» **What to produce**
Return exactly and only these lines: the first of the listing through the one containing "plt.rcParams['font.family'] = ['Liberation".

[START]

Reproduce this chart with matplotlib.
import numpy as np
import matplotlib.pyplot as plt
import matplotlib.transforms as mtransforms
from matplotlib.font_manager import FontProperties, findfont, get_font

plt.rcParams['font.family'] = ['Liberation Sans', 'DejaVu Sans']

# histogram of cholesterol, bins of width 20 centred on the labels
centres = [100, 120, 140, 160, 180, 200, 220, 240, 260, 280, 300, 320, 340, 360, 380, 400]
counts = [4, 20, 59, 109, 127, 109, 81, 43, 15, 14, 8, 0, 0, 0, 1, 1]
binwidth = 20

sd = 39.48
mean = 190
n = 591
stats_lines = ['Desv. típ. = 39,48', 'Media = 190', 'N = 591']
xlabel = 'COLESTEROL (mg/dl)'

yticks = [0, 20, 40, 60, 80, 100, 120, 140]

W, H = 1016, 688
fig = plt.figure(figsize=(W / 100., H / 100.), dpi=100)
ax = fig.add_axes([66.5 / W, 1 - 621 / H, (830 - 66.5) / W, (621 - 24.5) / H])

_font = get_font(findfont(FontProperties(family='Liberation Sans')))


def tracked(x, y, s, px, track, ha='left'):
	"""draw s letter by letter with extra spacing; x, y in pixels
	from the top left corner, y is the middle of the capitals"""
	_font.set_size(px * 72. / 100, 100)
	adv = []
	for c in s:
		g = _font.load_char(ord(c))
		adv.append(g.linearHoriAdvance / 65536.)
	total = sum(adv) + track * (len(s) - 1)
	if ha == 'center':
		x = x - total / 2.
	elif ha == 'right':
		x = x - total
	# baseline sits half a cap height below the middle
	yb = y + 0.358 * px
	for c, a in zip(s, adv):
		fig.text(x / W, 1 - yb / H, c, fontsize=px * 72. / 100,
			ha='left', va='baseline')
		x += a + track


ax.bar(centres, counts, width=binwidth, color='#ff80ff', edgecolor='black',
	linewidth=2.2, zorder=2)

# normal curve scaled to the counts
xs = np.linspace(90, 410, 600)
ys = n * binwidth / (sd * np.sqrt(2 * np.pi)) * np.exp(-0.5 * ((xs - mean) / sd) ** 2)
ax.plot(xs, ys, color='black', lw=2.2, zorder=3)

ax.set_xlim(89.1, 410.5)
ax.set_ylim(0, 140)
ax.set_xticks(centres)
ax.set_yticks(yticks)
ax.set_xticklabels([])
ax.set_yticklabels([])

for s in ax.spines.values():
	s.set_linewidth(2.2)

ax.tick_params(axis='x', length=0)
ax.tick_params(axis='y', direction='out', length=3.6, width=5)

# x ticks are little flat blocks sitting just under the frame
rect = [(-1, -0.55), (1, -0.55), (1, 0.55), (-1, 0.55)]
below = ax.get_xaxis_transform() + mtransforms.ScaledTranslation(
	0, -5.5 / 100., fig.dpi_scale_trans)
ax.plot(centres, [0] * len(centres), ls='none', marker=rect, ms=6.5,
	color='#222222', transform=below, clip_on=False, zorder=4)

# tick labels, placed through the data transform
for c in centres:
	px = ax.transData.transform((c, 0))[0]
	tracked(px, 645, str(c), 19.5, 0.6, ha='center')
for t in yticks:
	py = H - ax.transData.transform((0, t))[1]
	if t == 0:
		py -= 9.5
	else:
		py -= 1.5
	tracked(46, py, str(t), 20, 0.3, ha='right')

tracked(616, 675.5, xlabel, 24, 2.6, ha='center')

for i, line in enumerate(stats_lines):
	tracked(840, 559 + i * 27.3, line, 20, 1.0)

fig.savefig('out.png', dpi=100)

[END]

» **Task output**
Reproduce this chart with matplotlib.
import numpy as np
import matplotlib.pyplot as plt
import matplotlib.transforms as mtransforms
from matplotlib.font_manager import FontProperties, findfont, get_font

plt.rcParams['font.family'] = ['Liberation Sans', 'DejaVu Sans']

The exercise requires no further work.